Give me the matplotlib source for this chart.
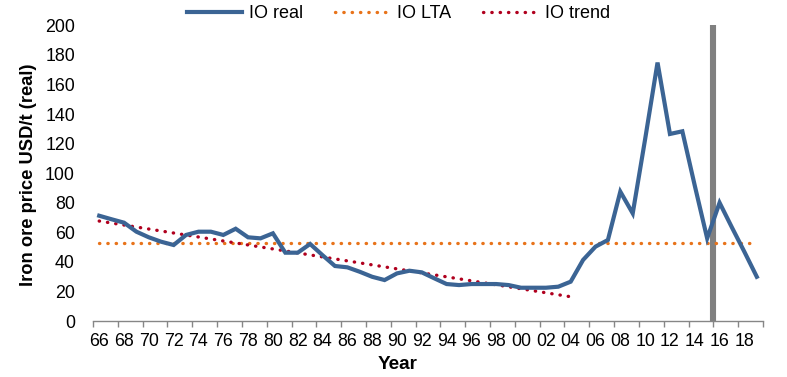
import matplotlib
matplotlib.use("Agg")
import matplotlib.pyplot as plt
from matplotlib.lines import Line2D

plt.rcParams['font.family'] = ['Liberation Sans', 'DejaVu Sans']

years = list(range(1966, 2020))
io_real = [71.2, 68.8, 66.5, 60.4, 56.6, 53.6, 51.4, 58.2, 60.4, 60.4,
           58.2, 62.4, 56.6, 55.9, 59.3, 46.2, 46.2, 52.1, 44.5, 37.2,
           36.3, 33.3, 29.9, 27.7, 32.2, 34.0, 32.9, 28.9, 25.0, 24.3,
           25.0, 25.0, 25.0, 24.3, 22.5, 22.5, 22.5, 23.2, 26.6, 41.3,
           50.3, 54.8, 87.5, 72.8, 123.0, 174.8, 126.5, 128.3, 91.6, 55.9,
           80.0, 63.2, 46.8, 29.9]
lta_years = [1966, 2019]
io_lta = [53.0, 53.0]
trend_years = [1966, 2004]
io_trend = [67.6, 16.4]
marker_year = 2015.5
tick_years = list(range(1966, 2019, 2))
tick_labels = [f"{y % 100:02d}" for y in tick_years]

c_real = "#3B6494"
c_lta = "#E8731A"
c_trend = "#B0001E"
c_axis = "#868686"

fig = plt.figure(figsize=(7.87, 3.77), dpi=100)
ax = fig.add_axes([93/787, 1 - 321/377, 670/787, 295.7/377])

ax.vlines(marker_year, 0, 200, color="#808080", lw=4.4, zorder=1)
ax.plot(lta_years, io_lta, color=c_lta, lw=2.4, linestyle=(0, (0.1, 2.4)),
        dash_capstyle='round', zorder=2)
ax.plot(trend_years, io_trend, color=c_trend, lw=2.4, linestyle=(0, (0.1, 2.4)),
        dash_capstyle='round', zorder=3)
ax.plot(years, io_real, color=c_real, lw=3.0, solid_joinstyle='miter', zorder=4)

ax.set_xlim(1965.5, 2019.5)
ax.set_ylim(0, 200)
ax.set_yticks(range(0, 201, 20))
ax.tick_params(axis='y', length=0, pad=13, labelsize=12.8)

ax.set_xticks(tick_years)
ax.set_xticklabels(tick_labels)
ax.set_xticks([1965.5 + 2 * k for k in range(28)], minor=True)
ax.tick_params(axis='x', which='major', length=0, pad=9, labelsize=12.8)
ax.tick_params(axis='x', which='minor', length=4.5, width=1, color=c_axis, direction='out')

for s in ['top', 'right', 'left']:
    ax.spines[s].set_visible(False)
ax.spines['bottom'].set_color(c_axis)
ax.spines['bottom'].set_linewidth(1)

ax.set_ylabel("Iron ore price USD/t (real)", fontsize=13.2, fontweight='bold')
ax.yaxis.set_label_coords(-0.083, 0.495)
ax.set_xlabel("Year", fontsize=13.6, fontweight='bold', va='top')
ax.xaxis.set_label_coords(0.4545, -0.119)

handles = [
    Line2D([], [], color=c_real, lw=3.0),
    Line2D([], [], color=c_lta, lw=2.4, linestyle=(0, (0.1, 2.4)), dash_capstyle='round'),
    Line2D([], [], color=c_trend, lw=2.4, linestyle=(0, (0.1, 2.4)), dash_capstyle='round'),
]
fig.legend(handles, ["IO real", "IO LTA", "IO trend"], loc='center',
           bbox_to_anchor=(398.5/787, 1 - 14/377), ncol=3, frameon=False,
           fontsize=13, handlelength=3.05, handletextpad=0.35, columnspacing=1.8,
           borderpad=0, borderaxespad=0)

fig.savefig("out.png", dpi=100)
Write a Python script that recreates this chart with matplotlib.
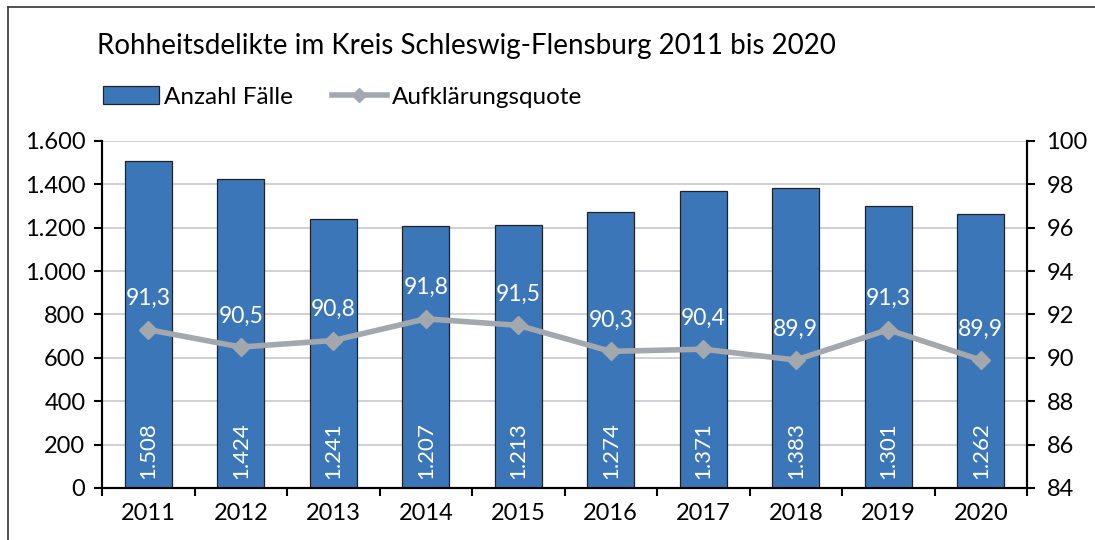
import matplotlib
matplotlib.use("Agg")
import matplotlib.pyplot as plt
from matplotlib.lines import Line2D
from matplotlib.patches import Patch

years = ["2011", "2012", "2013", "2014", "2015", "2016", "2017", "2018", "2019", "2020"]
faelle = [1508, 1424, 1241, 1207, 1213, 1274, 1371, 1383, 1301, 1262]
quote = [91.3, 90.5, 90.8, 91.8, 91.5, 90.3, 90.4, 89.9, 91.3, 89.9]

bar_col = "#3B76B8"
line_col = "#A3A8AE"

plt.rcParams["font.family"] = ["Lato", "DejaVu Sans"]

fig = plt.figure(figsize=(10.95, 5.4), dpi=100)
ax = fig.add_axes([0.0932, 0.0963, 0.8447, 0.6426])
ax2 = ax.twinx()

x = list(range(len(years)))
ax.bar(x, faelle, width=0.51, color=bar_col, edgecolor="#222222", linewidth=0.9, zorder=3)
for xi, v in zip(x, faelle):
    s = f"{v:,}".replace(",", ".")
    ax.text(xi, 40, s, rotation=90, ha="center", va="bottom", color="white", fontsize=16, zorder=4)

ax.set_ylim(0, 1600)
ax.set_yticks(range(0, 1601, 200))
ax.set_yticklabels([f"{v:,}".replace(",", ".") for v in range(0, 1601, 200)], fontsize=17)
ax.set_xlim(-0.5, len(years) - 0.5)
ax.set_xticks(x)
ax.set_xticklabels(years, fontsize=17)
ax.tick_params(axis="x", length=0, pad=11)
ax.set_xticks([i - 0.5 for i in range(len(years) + 1)], minor=True)
ax.tick_params(axis="x", which="minor", length=6, width=1.5, direction="out")
ax.tick_params(axis="y", length=6, width=1.5, direction="out", pad=6)
ax.grid(axis="y", color="#C6C8CC", linewidth=1.2, zorder=0)
ax.set_axisbelow(True)

ax2.plot(x, quote, color=line_col, linewidth=4, marker="D", markersize=9, zorder=5)
for xi, q in zip(x, quote):
    ax2.text(xi, q + 0.95, f"{q:.1f}".replace(".", ","), ha="center", va="bottom", color="white", fontsize=16.5, zorder=6)
ax2.set_ylim(84, 100)
ax2.set_yticks(range(84, 101, 2))
ax2.set_yticklabels([str(v) for v in range(84, 101, 2)], fontsize=17)
ax2.tick_params(axis="y", length=6, width=1.5, direction="out", pad=8)

for a in (ax, ax2):
    a.spines["top"].set_visible(False)
    for s in ("left", "right", "bottom"):
        a.spines[s].set_linewidth(1.5)
        a.spines[s].set_color("black")

fig.text(97 / 1095, 1 - 46 / 540, "Rohheitsdelikte im Kreis Schleswig-Flensburg 2011 bis 2020",
         fontsize=20, va="center", ha="left")

handles = [Patch(facecolor=bar_col, edgecolor="#222222", linewidth=0.9),
           Line2D([0], [0], color=line_col, linewidth=4, marker="D", markersize=7)]
fig.legend(handles, ["Anzahl Fälle", "Aufklärungsquote"], loc="center left",
           bbox_to_anchor=(103 / 1095, 1 - 97 / 540), ncol=2, frameon=False, fontsize=17.5,
           handlelength=2.3, handletextpad=0.2, columnspacing=1.6, borderaxespad=0, borderpad=0)

# frame lines of the original picture
fig.add_artist(Line2D([8 / 1095, 8 / 1095], [0, 1 - 7 / 540], color="#333333", linewidth=1.2))
fig.add_artist(Line2D([8 / 1095, 1], [1 - 7 / 540, 1 - 7 / 540], color="#333333", linewidth=1.2))

fig.savefig("out.png", dpi=100)
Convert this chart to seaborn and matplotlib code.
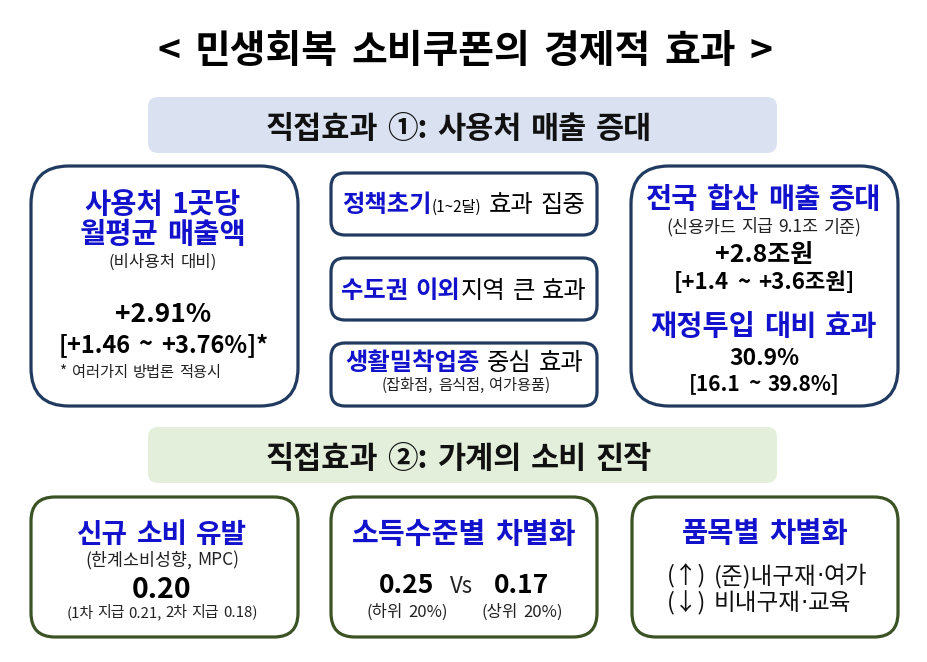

::::::::::

Output each line exactly; omit every picture.

Give me the matplotlib source for this chart.
import matplotlib
matplotlib.use("Agg")
import matplotlib.pyplot as plt
from matplotlib.lines import Line2D

plt.rcParams['font.family'] = ['Liberation Sans', 'DejaVu Sans']

years = list(range(1966, 2020))
io_real = [71.2, 68.8, 66.5, 60.4, 56.6, 53.6, 51.4, 58.2, 60.4, 60.4,
           58.2, 62.4, 56.6, 55.9, 59.3, 46.2, 46.2, 52.1, 44.5, 37.2,
           36.3, 33.3, 29.9, 27.7, 32.2, 34.0, 32.9, 28.9, 25.0, 24.3,
           25.0, 25.0, 25.0, 24.3, 22.5, 22.5, 22.5, 23.2, 26.6, 41.3,
           50.3, 54.8, 87.5, 72.8, 123.0, 174.8, 126.5, 128.3, 91.6, 55.9,
           80.0, 63.2, 46.8, 29.9]
lta_years = [1966, 2019]
io_lta = [53.0, 53.0]
trend_years = [1966, 2004]
io_trend = [67.6, 16.4]
marker_year = 2015.5
tick_years = list(range(1966, 2019, 2))
tick_labels = [f"{y % 100:02d}" for y in tick_years]

c_real = "#3B6494"
c_lta = "#E8731A"
c_trend = "#B0001E"
c_axis = "#868686"

fig = plt.figure(figsize=(7.87, 3.77), dpi=100)
ax = fig.add_axes([93/787, 1 - 321/377, 670/787, 295.7/377])

ax.vlines(marker_year, 0, 200, color="#808080", lw=4.4, zorder=1)
ax.plot(lta_years, io_lta, color=c_lta, lw=2.4, linestyle=(0, (0.1, 2.4)),
        dash_capstyle='round', zorder=2)
ax.plot(trend_years, io_trend, color=c_trend, lw=2.4, linestyle=(0, (0.1, 2.4)),
        dash_capstyle='round', zorder=3)
ax.plot(years, io_real, color=c_real, lw=3.0, solid_joinstyle='miter', zorder=4)

ax.set_xlim(1965.5, 2019.5)
ax.set_ylim(0, 200)
ax.set_yticks(range(0, 201, 20))
ax.tick_params(axis='y', length=0, pad=13, labelsize=12.8)

ax.set_xticks(tick_years)
ax.set_xticklabels(tick_labels)
ax.set_xticks([1965.5 + 2 * k for k in range(28)], minor=True)
ax.tick_params(axis='x', which='major', length=0, pad=9, labelsize=12.8)
ax.tick_params(axis='x', which='minor', length=4.5, width=1, color=c_axis, direction='out')

for s in ['top', 'right', 'left']:
    ax.spines[s].set_visible(False)
ax.spines['bottom'].set_color(c_axis)
ax.spines['bottom'].set_linewidth(1)

ax.set_ylabel("Iron ore price USD/t (real)", fontsize=13.2, fontweight='bold')
ax.yaxis.set_label_coords(-0.083, 0.495)
ax.set_xlabel("Year", fontsize=13.6, fontweight='bold', va='top')
ax.xaxis.set_label_coords(0.4545, -0.119)

handles = [
    Line2D([], [], color=c_real, lw=3.0),
    Line2D([], [], color=c_lta, lw=2.4, linestyle=(0, (0.1, 2.4)), dash_capstyle='round'),
    Line2D([], [], color=c_trend, lw=2.4, linestyle=(0, (0.1, 2.4)), dash_capstyle='round'),
]
fig.legend(handles, ["IO real", "IO LTA", "IO trend"], loc='center',
           bbox_to_anchor=(398.5/787, 1 - 14/377), ncol=3, frameon=False,
           fontsize=13, handlelength=3.05, handletextpad=0.35, columnspacing=1.8,
           borderpad=0, borderaxespad=0)

fig.savefig("out.png", dpi=100)
Write a Python script that recreates this chart with matplotlib.
import matplotlib
matplotlib.use("Agg")
import matplotlib.pyplot as plt
from matplotlib.lines import Line2D
from matplotlib.patches import Patch

years = ["2011", "2012", "2013", "2014", "2015", "2016", "2017", "2018", "2019", "2020"]
faelle = [1508, 1424, 1241, 1207, 1213, 1274, 1371, 1383, 1301, 1262]
quote = [91.3, 90.5, 90.8, 91.8, 91.5, 90.3, 90.4, 89.9, 91.3, 89.9]

bar_col = "#3B76B8"
line_col = "#A3A8AE"

plt.rcParams["font.family"] = ["Lato", "DejaVu Sans"]

fig = plt.figure(figsize=(10.95, 5.4), dpi=100)
ax = fig.add_axes([0.0932, 0.0963, 0.8447, 0.6426])
ax2 = ax.twinx()

x = list(range(len(years)))
ax.bar(x, faelle, width=0.51, color=bar_col, edgecolor="#222222", linewidth=0.9, zorder=3)
for xi, v in zip(x, faelle):
    s = f"{v:,}".replace(",", ".")
    ax.text(xi, 40, s, rotation=90, ha="center", va="bottom", color="white", fontsize=16, zorder=4)

ax.set_ylim(0, 1600)
ax.set_yticks(range(0, 1601, 200))
ax.set_yticklabels([f"{v:,}".replace(",", ".") for v in range(0, 1601, 200)], fontsize=17)
ax.set_xlim(-0.5, len(years) - 0.5)
ax.set_xticks(x)
ax.set_xticklabels(years, fontsize=17)
ax.tick_params(axis="x", length=0, pad=11)
ax.set_xticks([i - 0.5 for i in range(len(years) + 1)], minor=True)
ax.tick_params(axis="x", which="minor", length=6, width=1.5, direction="out")
ax.tick_params(axis="y", length=6, width=1.5, direction="out", pad=6)
ax.grid(axis="y", color="#C6C8CC", linewidth=1.2, zorder=0)
ax.set_axisbelow(True)

ax2.plot(x, quote, color=line_col, linewidth=4, marker="D", markersize=9, zorder=5)
for xi, q in zip(x, quote):
    ax2.text(xi, q + 0.95, f"{q:.1f}".replace(".", ","), ha="center", va="bottom", color="white", fontsize=16.5, zorder=6)
ax2.set_ylim(84, 100)
ax2.set_yticks(range(84, 101, 2))
ax2.set_yticklabels([str(v) for v in range(84, 101, 2)], fontsize=17)
ax2.tick_params(axis="y", length=6, width=1.5, direction="out", pad=8)

for a in (ax, ax2):
    a.spines["top"].set_visible(False)
    for s in ("left", "right", "bottom"):
        a.spines[s].set_linewidth(1.5)
        a.spines[s].set_color("black")

fig.text(97 / 1095, 1 - 46 / 540, "Rohheitsdelikte im Kreis Schleswig-Flensburg 2011 bis 2020",
         fontsize=20, va="center", ha="left")

handles = [Patch(facecolor=bar_col, edgecolor="#222222", linewidth=0.9),
           Line2D([0], [0], color=line_col, linewidth=4, marker="D", markersize=7)]
fig.legend(handles, ["Anzahl Fälle", "Aufklärungsquote"], loc="center left",
           bbox_to_anchor=(103 / 1095, 1 - 97 / 540), ncol=2, frameon=False, fontsize=17.5,
           handlelength=2.3, handletextpad=0.2, columnspacing=1.6, borderaxespad=0, borderpad=0)

# frame lines of the original picture
fig.add_artist(Line2D([8 / 1095, 8 / 1095], [0, 1 - 7 / 540], color="#333333", linewidth=1.2))
fig.add_artist(Line2D([8 / 1095, 1], [1 - 7 / 540, 1 - 7 / 540], color="#333333", linewidth=1.2))

fig.savefig("out.png", dpi=100)
Convert this chart to seaborn and matplotlib code.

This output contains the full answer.